Archie meanwhile, had dropped his head and when he finally came back (about halfway through my chip count) he grabbed his cards and also threw them into the muck (because of my read on him, I put Archie on no less than Big Slick and when he folded I was pretty sure about that read).

Barry waited for the full count and when the dealer turned to him and said, “He’s got you covered” He took a deep breath followed by a long sigh and tossed his cards (I was thinking Barry might also have AK, but QQ-JJ were also possibilities).

Charlie was next to act and he almost beat Barry into the muck (this one was pretty easy, low PP or maybe suited connectors and looking for a huge suck-out).

David was different. He hesitated for awhile, setting up camp in his own little tank. As I waited for him to fold/call; I saw why he was hesitating. Edward had been studying the dealer as he and I were counted out my chip stack and as soon as we announced the count he (Edward) started stacking/counting his own stack. It was pretty obvious that he (David) was looking at the possibility of doing better than tripling up. But I think he was smart enough to know that I had Aces and that he would be severely dominated.
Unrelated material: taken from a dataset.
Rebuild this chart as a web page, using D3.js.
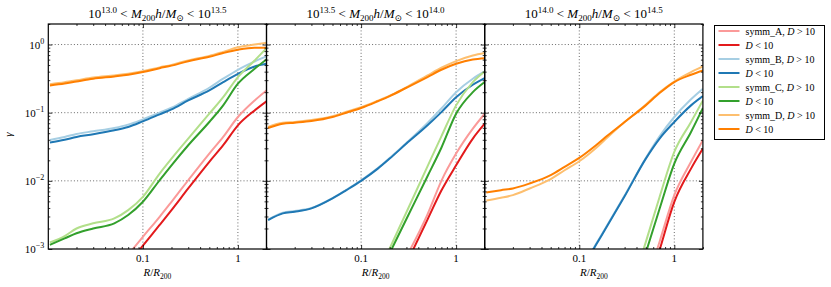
<!DOCTYPE html>
<meta charset="utf-8">
<style>

    body {
        margin: 0;
        background: #fff;
    }

    text {
        font-family: "Liberation Serif", "DejaVu Serif", serif;
        fill: #000;
    }

    path.curve {
        fill: none;
        stroke-width: 2;
    }

    .axis path.domain {
        display: none;
    }

    .axis line {
        stroke: #000;
        stroke-width: 0.8;
    }

    line.grid {
        stroke: #444;
        stroke-width: 0.8;
        stroke-dasharray: 1, 2.2;
    }

    rect.frame {
        fill: none;
        stroke: #000;
        stroke-width: 1.2;
    }

</style>
<body>

<script src="https://cdn.jsdelivr.net/npm/d3@7"></script>
<script>

    // sample radii R/R200 shared by every curve
    var R = [0.0105, 0.015, 0.02, 0.03, 0.05, 0.07, 0.1, 0.15, 0.2, 0.3, 0.5, 0.7, 1, 1.5, 2];

    // panel 1 : 10^13.0 - 10^13.5
    var p1_A_hi = [null, null, null, null, 0.00045, 0.00082, 0.00151, 0.00297, 0.00493, 0.0102, 0.0251, 0.0441, 0.0864, 0.151, 0.212];
    var p1_A_lo = [null, null, null, null, null, 0.0006, 0.00112, 0.00225, 0.00372, 0.00773, 0.019, 0.0333, 0.0653, 0.108, 0.147];
    var p1_B_hi = [0.0398, 0.044, 0.0487, 0.0533, 0.0597, 0.0668, 0.0798, 0.1, 0.118, 0.16, 0.232, 0.315, 0.426, 0.564, 0.675];
    var p1_B_lo = [0.0364, 0.04, 0.0441, 0.0482, 0.0551, 0.0617, 0.0747, 0.0946, 0.112, 0.151, 0.212, 0.281, 0.372, 0.476, 0.521];
    var p1_C_hi = [0.00125, 0.00155, 0.002, 0.00238, 0.00281, 0.00372, 0.00583, 0.0128, 0.0212, 0.0417, 0.0967, 0.169, 0.333, 0.583, 0.884];
    var p1_C_lo = [0.00115, 0.00143, 0.0017, 0.002, 0.00238, 0.00315, 0.00493, 0.0102, 0.0169, 0.0333, 0.073, 0.128, 0.266, 0.44, 0.603];
    var p1_D_hi = [0.262, 0.28, 0.298, 0.327, 0.352, 0.372, 0.405, 0.462, 0.503, 0.585, 0.68, 0.78, 0.91, 1.0, 1.06];
    var p1_D_lo = [0.251, 0.268, 0.287, 0.315, 0.34, 0.36, 0.394, 0.45, 0.49, 0.57, 0.66, 0.75, 0.84, 0.9, 0.9];

    // panel 2 : 10^13.5 - 10^14.0
    var p2_A_hi = [null, null, null, null, null, null, null, null, null, 0.00077, 0.00322, 0.01, 0.0251, 0.0583, 0.0967];
    var p2_A_lo = [null, null, null, null, null, null, null, null, null, 0.00061, 0.0027, 0.0072, 0.0169, 0.0417, 0.069];
    var p2_B_hi = [0.0027, 0.0034, 0.0036, 0.004, 0.0056, 0.0074, 0.0102, 0.0154, 0.0217, 0.036, 0.0706, 0.115, 0.2, 0.315, 0.403];
    var p2_B_lo = [0.00266, 0.00333, 0.00352, 0.00394, 0.00551, 0.0073, 0.01, 0.0151, 0.0212, 0.0352, 0.0653, 0.102, 0.169, 0.257, 0.322];
    var p2_C_hi = [null, null, null, null, null, null, null, 0.00042, 0.00102, 0.00346, 0.0163, 0.045, 0.128, 0.281, 0.403];
    var p2_C_lo = [null, null, null, null, null, null, null, 0.00038, 0.00087, 0.00275, 0.0117, 0.0306, 0.0967, 0.2, 0.281];
    var p2_D_hi = [0.062, 0.071, 0.073, 0.078, 0.089, 0.103, 0.12, 0.15, 0.178, 0.236, 0.352, 0.456, 0.57, 0.69, 0.75];
    var p2_D_lo = [0.0597, 0.069, 0.0714, 0.0755, 0.0864, 0.1, 0.117, 0.147, 0.175, 0.232, 0.333, 0.426, 0.521, 0.603, 0.631];

    // panel 3 : 10^14.0 - 10^14.5
    var p3_A_hi = [null, null, null, null, null, null, null, null, null, null, 0.00029, 0.00128, 0.00617, 0.019, 0.0394];
    var p3_A_lo = [null, null, null, null, null, null, null, null, null, null, 0.00022, 0.00097, 0.00493, 0.0151, 0.0297];
    var p3_B_hi = [null, null, null, null, null, null, 0.00045, 0.00118, 0.00232, 0.0061, 0.0215, 0.045, 0.0864, 0.157, 0.224];
    var p3_B_lo = [null, null, null, null, null, null, 0.00044, 0.00115, 0.00227, 0.00594, 0.021, 0.0417, 0.073, 0.128, 0.175];
    var p3_C_hi = [null, null, null, null, null, null, null, null, null, 0.00013, 0.00125, 0.0058, 0.0266, 0.073, 0.151];
    var p3_C_lo = [null, null, null, null, null, null, null, null, null, 0.0001, 0.00087, 0.0039, 0.0179, 0.052, 0.117];
    var p3_D_hi = [0.00515, 0.00564, 0.00617, 0.00773, 0.0106, 0.0143, 0.0194, 0.0304, 0.0441, 0.073, 0.131, 0.2, 0.287, 0.394, 0.476];
    var p3_D_lo = [0.00675, 0.0073, 0.00773, 0.00914, 0.0121, 0.016, 0.0217, 0.0333, 0.0466, 0.073, 0.128, 0.194, 0.281, 0.36, 0.417];

    var massBins = [["13.0", "13.5"], ["13.5", "14.0"], ["14.0", "14.5"]];
    var symmNames = ["A", "B", "C", "D"];
    var hiColors = ["#fb9a99", "#a6cee3", "#b2df8a", "#fdbf6f"];
    var loColors = ["#e31a1c", "#1f78b4", "#33a02c", "#ff7f00"];

    var yTickValues = [1, 0.1, 0.01, 0.001];
    var yTickExps = ["0", "\u22121", "\u22122", "\u22123"];
    var xTickValues = [0.1, 1];
    var xTickLabels = ["0.1", "1"];

    var panels = [
        [p1_A_hi, p1_A_lo, p1_B_hi, p1_B_lo, p1_C_hi, p1_C_lo, p1_D_hi, p1_D_lo],
        [p2_A_hi, p2_A_lo, p2_B_hi, p2_B_lo, p2_C_hi, p2_C_lo, p2_D_hi, p2_D_lo],
        [p3_A_hi, p3_A_lo, p3_B_hi, p3_B_lo, p3_C_hi, p3_C_lo, p3_D_hi, p3_D_lo]
    ];

    var margin = {top: 24, left: 48.3},
        width = 218.2,
        height = 225;

    var x = d3.scaleLog()
            .domain([0.0101, 2])
            .range([0, width]);

    var y = d3.scaleLog()
            .domain([0.001, 2])
            .range([height, 0]);

    var line = d3.line()
            .defined(function(d) { return d[1] != null; })
            .x(function(d) { return x(d[0]); })
            .y(function(d) { return y(d[1]); })
            .curve(d3.curveMonotoneX);

    var xMinor = x.ticks().filter(function(t) { return xTickValues.indexOf(t) < 0; });
    var yMinor = y.ticks().filter(function(t) { return yTickValues.indexOf(t) < 0; });

    var svg = d3.select("body").append("svg")
            .attr("width", 831)
            .attr("height", 287);

    function seriesColor(i) {
        return i % 2 === 0 ? hiColors[i >> 1] : loColors[i >> 1];
    }

    function addTicks(g, axisFn, vals, size, transform) {
        g.append("g")
                .attr("class", "axis")
                .attr("transform", transform)
                .call(axisFn.tickValues(vals).tickSize(-size).tickFormat(""));
    }

    panels.forEach(function(series, p) {
        var g = svg.append("g")
                .attr("transform", "translate(" + (margin.left + p * width) + "," + margin.top + ")");

        g.append("clipPath")
                .attr("id", "clip" + p)
            .append("rect")
                .attr("width", width)
                .attr("height", height);

        // dotted grid at major ticks
        g.selectAll("line.gx")
                .data(xTickValues)
            .enter().append("line")
                .attr("class", "grid")
                .attr("x1", function(d) { return x(d); })
                .attr("x2", function(d) { return x(d); })
                .attr("y1", 0)
                .attr("y2", height);

        g.selectAll("line.gy")
                .data(yTickValues.slice(0, 3))
            .enter().append("line")
                .attr("class", "grid")
                .attr("x1", 0)
                .attr("x2", width)
                .attr("y1", function(d) { return y(d); })
                .attr("y2", function(d) { return y(d); });

        var curves = g.append("g")
                .attr("clip-path", "url(#clip" + p + ")");

        series.forEach(function(vals, i) {
            curves.append("path")
                    .attr("class", "curve")
                    .attr("stroke", seriesColor(i))
                    .attr("d", line(R.map(function(r, k) { return [r, vals[k]]; })));
        });

        // inward ticks on all four sides
        addTicks(g, d3.axisLeft(y), yTickValues, 4, null);
        addTicks(g, d3.axisLeft(y), yMinor, 2, null);
        addTicks(g, d3.axisRight(y), yTickValues, 4, "translate(" + width + ",0)");
        addTicks(g, d3.axisRight(y), yMinor, 2, "translate(" + width + ",0)");
        addTicks(g, d3.axisBottom(x), xTickValues, 4, "translate(0," + height + ")");
        addTicks(g, d3.axisBottom(x), xMinor, 2, "translate(0," + height + ")");
        addTicks(g, d3.axisTop(x), xTickValues, 4, null);
        addTicks(g, d3.axisTop(x), xMinor, 2, null);

        g.append("rect")
                .attr("class", "frame")
                .attr("width", width)
                .attr("height", height);

        g.selectAll("text.xt")
                .data(xTickValues)
            .enter().append("text")
                .attr("x", function(d) { return x(d); })
                .attr("y", height + 13)
                .style("text-anchor", "middle")
                .style("font-size", "11px")
                .text(function(d, k) { return xTickLabels[k]; });

        var xl = g.append("text")
                .attr("x", width / 2)
                .attr("y", height + 27)
                .style("text-anchor", "middle")
                .style("font-size", "11px");
        xl.append("tspan").style("font-style", "italic").text("R");
        xl.append("tspan").text("/");
        xl.append("tspan").style("font-style", "italic").text("R");
        xl.append("tspan").attr("dy", 2.5).style("font-size", "7.5px").text("200");

        var title = g.append("text")
                .attr("x", width / 2)
                .attr("y", -6)
                .style("text-anchor", "middle")
                .style("font-size", "13px");
        title.append("tspan").text("10");
        title.append("tspan").attr("dy", -5).style("font-size", "9px").text(massBins[p][0]);
        title.append("tspan").attr("dy", 5).text(" < ");
        title.append("tspan").style("font-style", "italic").text("M");
        title.append("tspan").attr("dy", 3).style("font-size", "9px").text("200");
        title.append("tspan").attr("dy", -3).style("font-style", "italic").text("h");
        title.append("tspan").text("/");
        title.append("tspan").style("font-style", "italic").text("M");
        title.append("tspan").attr("dy", 3).style("font-size", "9px").text("\u2299");
        title.append("tspan").attr("dy", -3).text(" < 10");
        title.append("tspan").attr("dy", -5).style("font-size", "9px").text(massBins[p][1]);

        if (p === 0) {
            g.selectAll("text.yt")
                    .data(yTickValues)
                .enter().append("text")
                    .attr("x", -4)
                    .attr("y", function(d) { return y(d) + 4; })
                    .style("text-anchor", "end")
                    .style("font-size", "11px")
                    .each(function(d, k) {
                        var t = d3.select(this);
                        t.append("tspan").text("10");
                        t.append("tspan").attr("dy", -5).style("font-size", "8px").text(yTickExps[k]);
                    });

            g.append("text")
                    .attr("transform", "translate(-36," + (height / 2 - 2) + ") rotate(-90)")
                    .style("text-anchor", "middle")
                    .style("font-size", "11px")
                    .style("font-style", "italic")
                    .text("\u03b3");
        }
    });

    // legend
    var legend = svg.append("g")
            .attr("transform", "translate(714.5,25.5)");

    legend.append("rect")
            .attr("width", 110)
            .attr("height", 114)
            .attr("fill", "#fff")
            .attr("stroke", "#000")
            .attr("stroke-width", 1);

    d3.range(8).forEach(function(i) {
        var ly = 5.5 + i * 14;
        legend.append("line")
                .attr("x1", 4)
                .attr("x2", 25)
                .attr("y1", ly)
                .attr("y2", ly)
                .attr("stroke", seriesColor(i))
                .attr("stroke-width", 2);
        var t = legend.append("text")
                .attr("x", 31)
                .attr("y", ly + 3.5)
                .style("font-size", "10px");
        if (i % 2 === 0) {
            t.append("tspan").text("symm_" + symmNames[i >> 1] + ", ");
            t.append("tspan").style("font-style", "italic").text("D");
            t.append("tspan").text(" > 10");
        } else {
            t.append("tspan").style("font-style", "italic").text("D");
            t.append("tspan").text(" < 10");
        }
    });

</script>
In the end he finally opted to lay it down. (pre-fold, I put him on AK, AQ, QQ, JJ or TT; post-fold, I narrowed that range down to JJ, TT or maybe 99)
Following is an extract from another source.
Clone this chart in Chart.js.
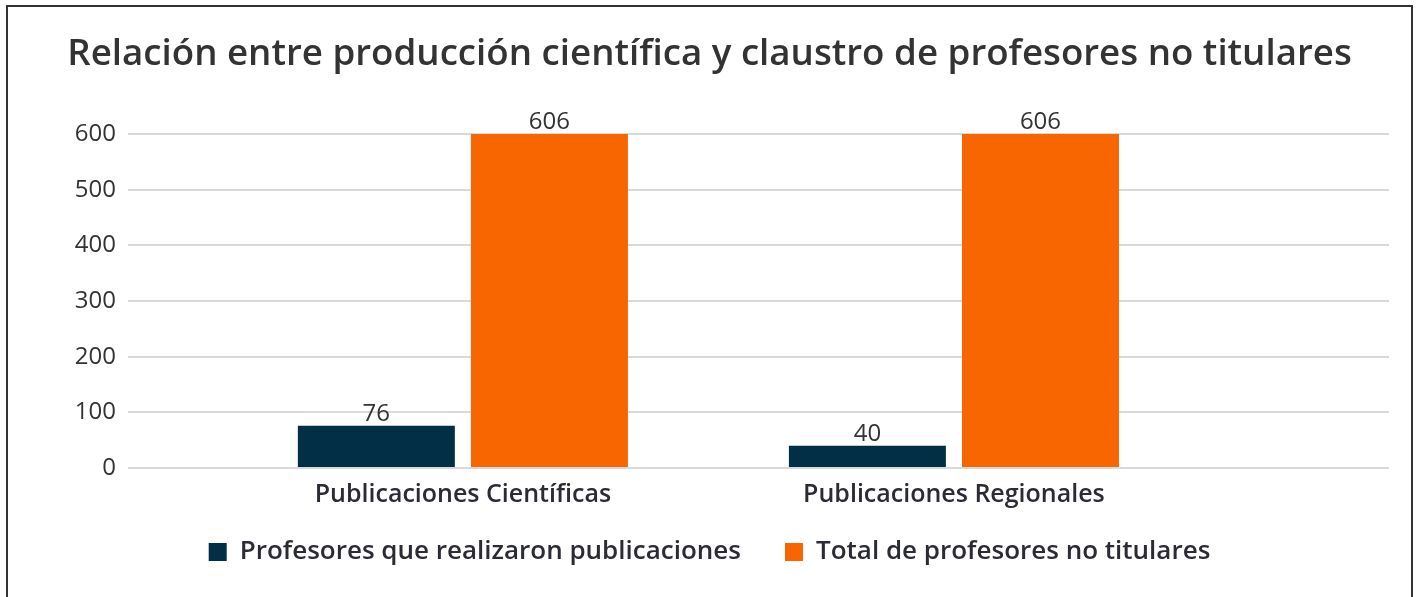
<!DOCTYPE html>
<html>
<head>
<meta charset="utf-8">
<script src="https://cdn.jsdelivr.net/npm/chart.js@4.4.1/dist/chart.umd.min.js"></script>
<style>
  html, body { margin: 0; padding: 0; background: #fff; }
  #wrap { position: relative; width: 1419px; height: 597px; }
  #frame { position: absolute; left: 6px; top: 5px; width: 1403px; height: 600px; border: 2px solid #333; pointer-events: none; }
</style>
</head>
<body>
<div id="wrap">
  <canvas id="chart" width="1419" height="597"></canvas>
  <div id="frame"></div>
</div>
<script>
const categories = ["Publicaciones Científicas", "Publicaciones Regionales"];
const seriesNames = ["Profesores que realizaron publicaciones", "Total de profesores no titulares"];
const profesoresPublicaron = [76, 40];
const totalNoTitulares = [606, 606];
const yTicks = [0, 100, 200, 300, 400, 500, 600];

const FONT = "'Open Sans', sans-serif";
const toPoints = arr => arr.map((v, i) => ({ x: i, y: v }));

// value above each bar (the 606 bars are clipped at the 600 line, like the original)
const valueLabels = {
    id: 'valueLabels',
    afterDatasetsDraw(chart) {
        const ctx = chart.ctx;
        ctx.save();
        ctx.font = `24px ${FONT}`;
        ctx.fillStyle = '#333';
        ctx.textAlign = 'center';
        ctx.textBaseline = 'alphabetic';
        chart.data.datasets.forEach((ds, di) => {
            chart.getDatasetMeta(di).data.forEach((bar, i) => {
                const top = Math.max(bar.y, chart.chartArea.top);
                ctx.fillText(ds.data[i].y, bar.x, top - 5);
            });
        });
        ctx.restore();
    }
};

new Chart(document.getElementById('chart'), {
    type: 'bar',
    data: {
        datasets: [
            { label: seriesNames[0], data: toPoints(profesoresPublicaron), backgroundColor: '#022f45' },
            { label: seriesNames[1], data: toPoints(totalNoTitulares), backgroundColor: '#f76600' }
        ]
    },
    options: {
        responsive: false,
        animation: false,
        events: [],
        layout: { padding: { left: 30, right: 30, top: 0, bottom: 22 } },
        categoryPercentage: 0.705,
        barPercentage: 0.907,
        plugins: {
            title: {
                display: true,
                text: 'Relación entre producción científica y claustro de profesores no titulares',
                color: '#333',
                font: { family: FONT, size: 36.7, weight: 600 },
                padding: { top: 33, bottom: 57 }
            },
            legend: {
                position: 'bottom',
                labels: {
                    boxWidth: 18,
                    boxHeight: 18,
                    padding: 17,
                    color: '#2b2b36',
                    font: { family: FONT, size: 26, weight: 600 },
                    generateLabels: chart => chart.data.datasets.map((ds, i) => ({
                        text: i === 0 ? ds.label + '\u00a0\u00a0\u00a0\u00a0' : ds.label,
                        fillStyle: ds.backgroundColor,
                        strokeStyle: ds.backgroundColor,
                        lineWidth: 0,
                        fontColor: '#2b2b36',
                        datasetIndex: i
                    }))
                }
            },
            tooltip: { enabled: false }
        },
        scales: {
            x: {
                type: 'linear',
                min: -0.682,
                max: 1.886,
                offset: false,
                grid: { display: false, drawTicks: false },
                border: { display: false },
                afterBuildTicks: s => { s.ticks = categories.map((c, i) => ({ value: i })); },
                ticks: {
                    padding: 12,
                    color: '#2b2b36',
                    font: { family: FONT, size: 25, weight: 600 },
                    callback: v => categories[v]
                }
            },
            y: {
                min: 0,
                max: 600,
                afterBuildTicks: s => { s.ticks = yTicks.map(v => ({ value: v })); },
                afterFit: s => { s.width = 98; },
                grid: { color: '#d9d9d9', lineWidth: 2, drawTicks: false },
                border: { display: false },
                ticks: {
                    padding: 12,
                    color: '#333',
                    font: { family: FONT, size: 24 }
                }
            }
        }
    },
    plugins: [valueLabels]
});
</script>
</body>
</html>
Then we were at Edward who was still counting his chips. For some reason there was a discrepancy in the count and it took several minutes before we were able to finally get a correct tally. He had $500 more than me and when he got his count he just sat there staring at his chips almost in a daze. Finally I said, “You calling?” and he said he was. As he reached for his cards I asked, “You got Cowboy’s?” (it was the only thing I could image he could have given the delay in his call) and he gave me a dirty look for some reason and turned over Queens.

Raising my eyebrows, I kinda mumbled out, “Wow” and showed my bullets. The table erupted and several players from neighboring tables (not involved in their current hand) wondered over as the players who had previously folded to my all-in, began to brief them about the action leading up to Edward’s all-in call. Obviously those who had folded were elated to have made the tough but correct lay-downs after seeing AA vs. QQ.

On the flop, my elation turned into the nightmare that you knew was coming! The door opened up to a Queen, giving him trips and the following two trash cards completed a rainbow and I immediately knew I was drawing dead based on my previous reads. Confirming this, Archie and Barry started to compared notes and when they realized what they were both holding they told me that they both held an Ace (as I was leaving I found out that indeed both of them held Big Slick). It was one of the sickest beats I’d experienced but only because I tortured myself trying to figure out some way I could have changed the outcome. No matter how I thought about it there really wasn’t anything I could do. I just posted here for laughs and grins.

The following week I asked David if he was holding JJ, TT or 99 like I had thought, but he said he didn’t remember. I don’t know what anyone else was holding but I did find out some funny news about the aftermath that resulted following this hand. Edward, having taken me out, decided that he had become invincible and started pushing everyone on every hand. Apparently it worked for a few hands leading up to the next break, but after that he went on a serious losing streak. By the time the final table was established he was 3rd or 4th SS and before the first orbit was completed he was the first knocked out, unreal! We haven’t seen him since, LOL!

Finally, I want to see if this will spark up another debate. As I mentioned I tried to think of anything I could have done differently and for the most part, there really wasn't - save one possible thing. I could have accidentally shown my hand. Bad form, illegal or something else? I prolly could have gotten away with it, if I had wanted to try it but the truth is for this type of tournament I knew I had the best hand and figured I could handle the action with one or maybe two callers (the most I believed I would get). But in a Casino, with bigger stakes I'd want to take the hand down right then and there so it got me to thinking - would this be even possible at a Casino in a real tournament?